The universal greeting in Chinese, "Ni hao" is what you say in any situation, anywhere. The meaning is "hello," but literally it means "you good." Wishing people well is universal, and it gets you a good response in any situation.

This greeting works well for anyone, of any level of acquaintance. If you want to be polite and use the more formal version, add an 'n' to the first sound: "Neen how."

[Note: do not use the question form "Ni hao ma" for a typical greeting.  It does not translate into the English "How are you?" but rather means something like "Are you ok?" as if something bad happened.]

Zui jin zen me yang?  [Zoy jeen zun muh yawng]

This literally means "lately how are things?" This is a nice alternative to simply saying hello. It's a little akin to saying "What's happening?" Usually you use this greeting if you haven't seen a friend for a period of time.  People will commonly say "not bad" or "busy" in response.  

Chi le ma? [Chir luh ma]

A Chinese specialty greeting, this means "how are you," but literally it translates as "Have you eaten yet?" Why this arose as a greeting is debatable, but in China people live in pretty close quarters as a rule, and so they're likely to know more mundane details about your daily life as in whether or not you've eaten your last meal.

This greeting also works well between friends or closer acquaintances. Don't expect a literal answer- it's the same meaning as "hello," which doesn't mean someone needs to give details in response. Most people will say "I've eaten," or "I haven't" in reply, but again they simply are saying "hello" back to you.

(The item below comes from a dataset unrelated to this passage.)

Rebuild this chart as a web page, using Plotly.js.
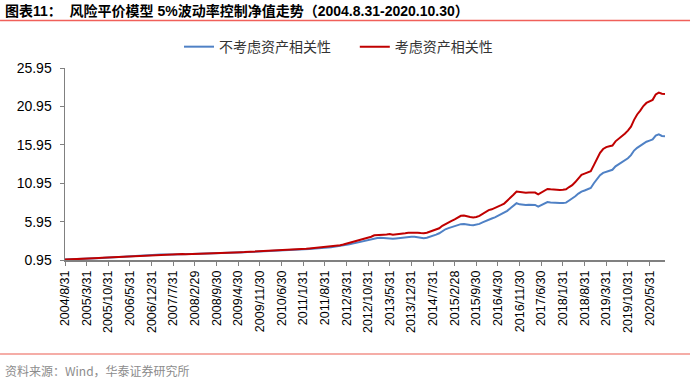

Ni qu nar?  [Nee choo nar]

"Where are you going?" The first few times someone says this to you, you may feel a little taken aback. Why should someone ask about your personal business? The good news is you don't have to feel invaded. This is exactly the same idea as "have you eaten" above, where the person you live close to will naturally greet you with a polite inquiry as to your comings and goings.

The nice thing is you don't have to say anything in particular to respond. People answer "Wo qu kan kan" [whoa choo can can], which means "I'm going to look around."  It's perfectly fine not to be specific.

Ni zao! [Nee zow]  -or- 

Zao shang hao! [Zow shawng how]

These greetings are for the beginning of the day.  When it's around 8am or earlier, you greet people with "Good morning!"  The translation is pretty much literal in this case.  The first one, "Ni zao," is used for informal circumstances.  The second is acceptable in pretty much any instance you see someone for the first time early on in the day.

Extra: Zai jian! [Z-eye jee-ann]

Goodbye!  What greetings would be complete if you can't say goodbye?  This literally means "meet again" and is used by everyone in China.  

Hopefully these greetings will expand your ability for Mandarin chit-chat.  Give them a try and see what happens!